**Extracted material:**

--- BEGIN ---

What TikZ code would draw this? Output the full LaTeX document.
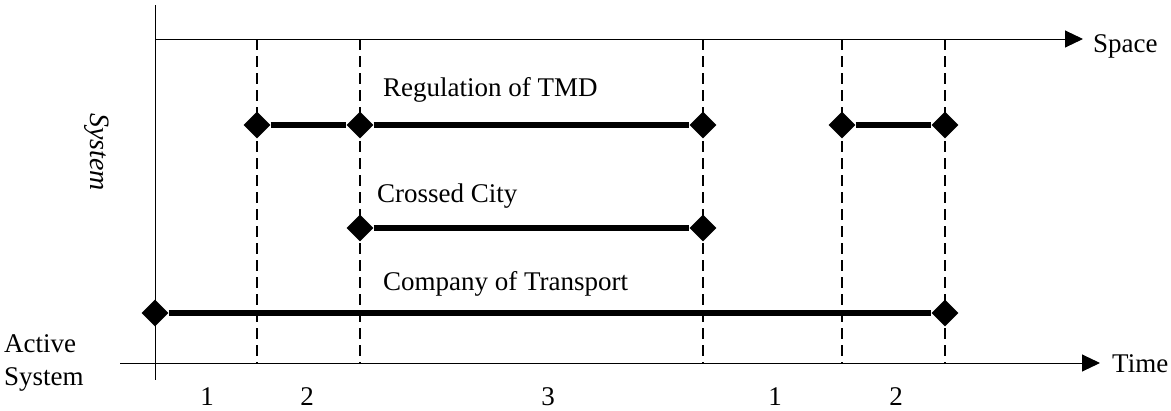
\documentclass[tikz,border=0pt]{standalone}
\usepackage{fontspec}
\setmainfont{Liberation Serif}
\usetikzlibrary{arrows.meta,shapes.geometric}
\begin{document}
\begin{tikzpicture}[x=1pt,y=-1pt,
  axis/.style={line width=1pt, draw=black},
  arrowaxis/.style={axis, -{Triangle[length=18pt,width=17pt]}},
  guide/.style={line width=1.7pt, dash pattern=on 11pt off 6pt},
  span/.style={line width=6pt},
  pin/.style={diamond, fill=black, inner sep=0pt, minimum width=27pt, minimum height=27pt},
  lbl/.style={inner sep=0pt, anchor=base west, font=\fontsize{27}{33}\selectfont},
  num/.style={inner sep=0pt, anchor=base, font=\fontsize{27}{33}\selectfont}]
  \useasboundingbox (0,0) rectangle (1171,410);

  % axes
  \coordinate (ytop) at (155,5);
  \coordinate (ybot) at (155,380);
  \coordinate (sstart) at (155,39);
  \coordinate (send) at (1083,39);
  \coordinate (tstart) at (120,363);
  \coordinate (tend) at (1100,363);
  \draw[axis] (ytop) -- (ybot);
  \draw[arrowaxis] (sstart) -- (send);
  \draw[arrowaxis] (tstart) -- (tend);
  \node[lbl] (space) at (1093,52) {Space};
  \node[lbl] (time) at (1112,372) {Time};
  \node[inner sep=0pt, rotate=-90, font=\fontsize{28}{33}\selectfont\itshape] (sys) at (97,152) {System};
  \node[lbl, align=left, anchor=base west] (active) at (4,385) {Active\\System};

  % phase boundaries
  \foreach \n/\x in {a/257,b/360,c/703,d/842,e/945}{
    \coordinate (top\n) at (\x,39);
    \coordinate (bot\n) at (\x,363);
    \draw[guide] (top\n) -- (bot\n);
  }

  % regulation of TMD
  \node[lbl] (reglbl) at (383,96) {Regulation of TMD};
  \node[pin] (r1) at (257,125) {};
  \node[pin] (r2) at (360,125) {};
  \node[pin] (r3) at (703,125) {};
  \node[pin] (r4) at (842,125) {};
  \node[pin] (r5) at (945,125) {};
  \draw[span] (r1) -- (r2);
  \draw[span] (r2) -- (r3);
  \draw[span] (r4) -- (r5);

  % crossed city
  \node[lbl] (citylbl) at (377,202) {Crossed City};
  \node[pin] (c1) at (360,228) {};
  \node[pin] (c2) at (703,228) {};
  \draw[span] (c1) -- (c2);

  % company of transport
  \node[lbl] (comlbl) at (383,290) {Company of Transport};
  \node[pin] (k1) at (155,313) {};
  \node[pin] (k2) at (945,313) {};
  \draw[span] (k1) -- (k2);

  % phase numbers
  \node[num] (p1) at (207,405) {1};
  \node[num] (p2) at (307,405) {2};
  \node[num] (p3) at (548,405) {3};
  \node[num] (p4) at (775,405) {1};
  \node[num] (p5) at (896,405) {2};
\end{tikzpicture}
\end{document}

--- END ---
--- BEGIN ---

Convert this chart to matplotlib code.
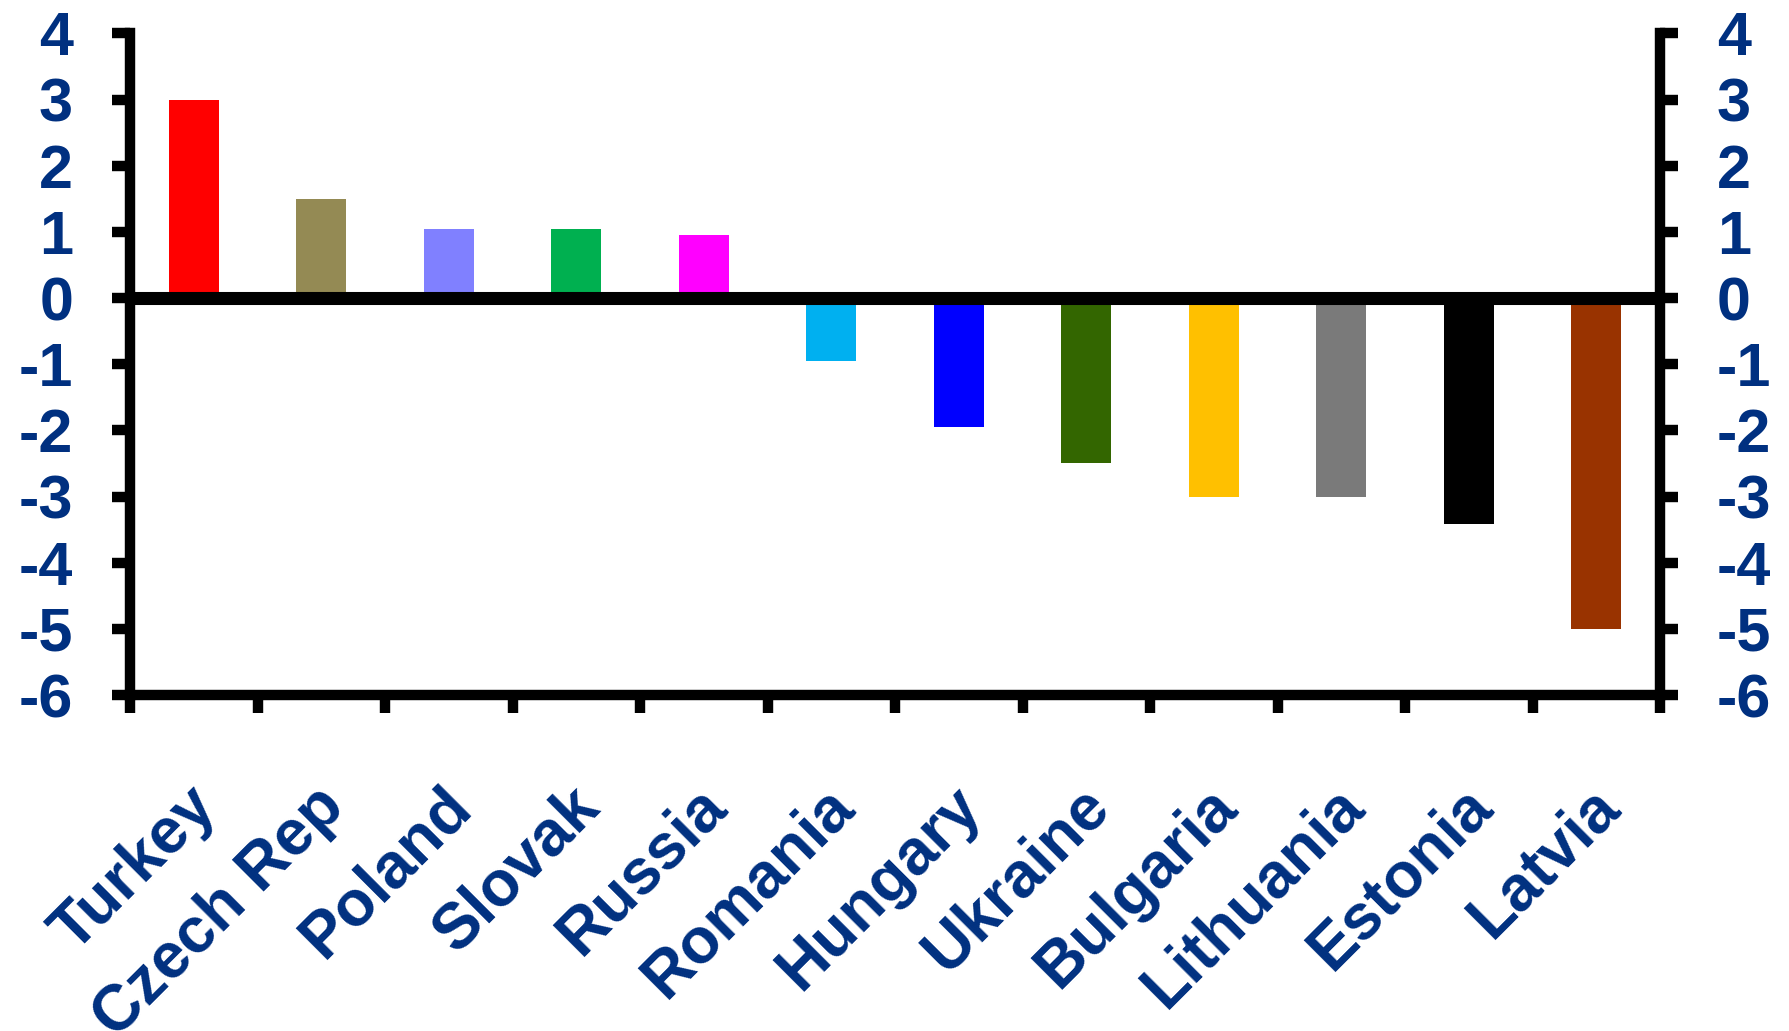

--- END ---

**What is required:** Both the line with "What TikZ code" and the line with "(0,0) rectangle (1171,410);" are included: reproduce them and every line between, exactly, with pictures omitted.

**The result:**
What TikZ code would draw this? Output the full LaTeX document.
\documentclass[tikz,border=0pt]{standalone}
\usepackage{fontspec}
\setmainfont{Liberation Serif}
\usetikzlibrary{arrows.meta,shapes.geometric}
\begin{document}
\begin{tikzpicture}[x=1pt,y=-1pt,
  axis/.style={line width=1pt, draw=black},
  arrowaxis/.style={axis, -{Triangle[length=18pt,width=17pt]}},
  guide/.style={line width=1.7pt, dash pattern=on 11pt off 6pt},
  span/.style={line width=6pt},
  pin/.style={diamond, fill=black, inner sep=0pt, minimum width=27pt, minimum height=27pt},
  lbl/.style={inner sep=0pt, anchor=base west, font=\fontsize{27}{33}\selectfont},
  num/.style={inner sep=0pt, anchor=base, font=\fontsize{27}{33}\selectfont}]
  \useasboundingbox (0,0) rectangle (1171,410);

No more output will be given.